I’ve made almond milk four times since my first attempt, and fall in love with the fabulous flavor of homemade almond milk EVERY TIME! 🙂 It is so worth the extra time/effort to make it myself! Some shortcuts just aren’t worth taking, and buying pre-packaged almond milk is one of them!
An added perk of making your own almond milk is the lovely and very nutritious leftover pulp! After snooping around the internet, it seems that cookies are the most common way to use the pulp. So I decided to try whipping up some vegan chocolate chip cookies, using the almond pulp as the base.
The girls and I gave them a ‘thumbs up’! In fact, we managed to gobble up almost the entire batch today! What? They’re healthy, alright!
1 and 1/3 cups almond pulp (mine was fairly moist since I don’t use a nut milk bag to strain my almond milk)
2 T. chia seeds
1/4 cup water
1 c. organic flour (I used white whole wheat)
1/2 c. organic sugar
1/2 t. baking soda
1/2 t. salt
1/2 t. baking powder
1 t. cinnamon
1/4 c. olive oil
1 T. apple cider vinegar
1 t. vanilla extract
2/3 c. rolled oats
1/2 c. chocolate chips
Soak chia seeds in water for 5 minutes.
Combine dry ingredients in a bowl.
Add oil, vanilla, vinegar, and chia seeds to almond pulp.

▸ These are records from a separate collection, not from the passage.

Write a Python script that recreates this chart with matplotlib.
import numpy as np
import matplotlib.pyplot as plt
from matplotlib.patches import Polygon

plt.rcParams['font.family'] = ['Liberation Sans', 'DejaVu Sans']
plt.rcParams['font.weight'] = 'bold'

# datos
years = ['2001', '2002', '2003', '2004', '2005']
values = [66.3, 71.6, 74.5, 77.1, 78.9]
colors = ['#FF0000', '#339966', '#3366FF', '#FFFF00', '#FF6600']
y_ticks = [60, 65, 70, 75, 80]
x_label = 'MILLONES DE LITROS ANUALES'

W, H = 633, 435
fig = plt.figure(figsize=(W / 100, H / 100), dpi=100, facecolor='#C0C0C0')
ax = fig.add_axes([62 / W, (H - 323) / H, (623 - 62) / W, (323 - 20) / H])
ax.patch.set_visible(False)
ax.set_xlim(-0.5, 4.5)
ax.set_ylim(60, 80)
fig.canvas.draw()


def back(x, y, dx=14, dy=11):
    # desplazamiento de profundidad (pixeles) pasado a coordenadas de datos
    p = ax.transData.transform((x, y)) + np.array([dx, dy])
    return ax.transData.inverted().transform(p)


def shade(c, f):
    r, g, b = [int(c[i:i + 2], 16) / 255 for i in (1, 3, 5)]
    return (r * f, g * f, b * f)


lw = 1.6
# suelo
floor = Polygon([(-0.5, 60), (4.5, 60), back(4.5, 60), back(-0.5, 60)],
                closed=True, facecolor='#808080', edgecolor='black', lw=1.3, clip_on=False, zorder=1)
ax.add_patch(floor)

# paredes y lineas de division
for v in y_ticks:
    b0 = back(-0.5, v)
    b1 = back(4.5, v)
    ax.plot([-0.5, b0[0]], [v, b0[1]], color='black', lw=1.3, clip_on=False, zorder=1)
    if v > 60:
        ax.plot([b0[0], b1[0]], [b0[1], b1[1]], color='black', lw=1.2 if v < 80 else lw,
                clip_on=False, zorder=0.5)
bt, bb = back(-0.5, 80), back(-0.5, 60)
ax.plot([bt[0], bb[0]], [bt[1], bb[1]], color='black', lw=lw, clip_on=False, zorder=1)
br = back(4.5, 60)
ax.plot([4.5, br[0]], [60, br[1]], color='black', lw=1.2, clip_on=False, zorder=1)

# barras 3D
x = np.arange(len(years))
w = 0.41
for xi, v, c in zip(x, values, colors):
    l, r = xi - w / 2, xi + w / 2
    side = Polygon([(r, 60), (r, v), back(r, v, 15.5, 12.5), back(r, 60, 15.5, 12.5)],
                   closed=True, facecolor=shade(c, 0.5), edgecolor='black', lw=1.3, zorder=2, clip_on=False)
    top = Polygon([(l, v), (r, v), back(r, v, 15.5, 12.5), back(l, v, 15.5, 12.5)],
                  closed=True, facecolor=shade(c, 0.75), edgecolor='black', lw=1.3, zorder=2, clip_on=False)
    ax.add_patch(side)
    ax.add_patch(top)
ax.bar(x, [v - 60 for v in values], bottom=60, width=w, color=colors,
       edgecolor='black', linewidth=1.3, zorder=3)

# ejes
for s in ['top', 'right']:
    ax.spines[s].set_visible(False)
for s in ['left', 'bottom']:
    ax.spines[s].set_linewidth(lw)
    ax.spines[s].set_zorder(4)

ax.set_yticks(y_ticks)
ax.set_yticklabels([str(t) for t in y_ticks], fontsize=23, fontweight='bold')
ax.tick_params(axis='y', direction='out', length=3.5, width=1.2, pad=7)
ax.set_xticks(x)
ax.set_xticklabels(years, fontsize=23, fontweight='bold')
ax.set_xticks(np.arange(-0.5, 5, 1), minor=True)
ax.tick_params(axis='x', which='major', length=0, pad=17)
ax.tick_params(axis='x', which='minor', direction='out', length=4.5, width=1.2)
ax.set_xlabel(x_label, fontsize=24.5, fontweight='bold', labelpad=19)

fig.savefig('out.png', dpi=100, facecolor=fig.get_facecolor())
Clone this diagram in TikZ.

Mix well, smashing out any chia seed ‘lumps’.
Add dry ingredients, chocolate chips, and oats to almond pulp mixture and mix well.
Drop by spoonfuls onto greased cookie sheets.
Bake in preheated 375 degrees oven for 15-20 minutes or until edges look browned.
They’re delicious when they’re cooled, but even better when they’re warm!!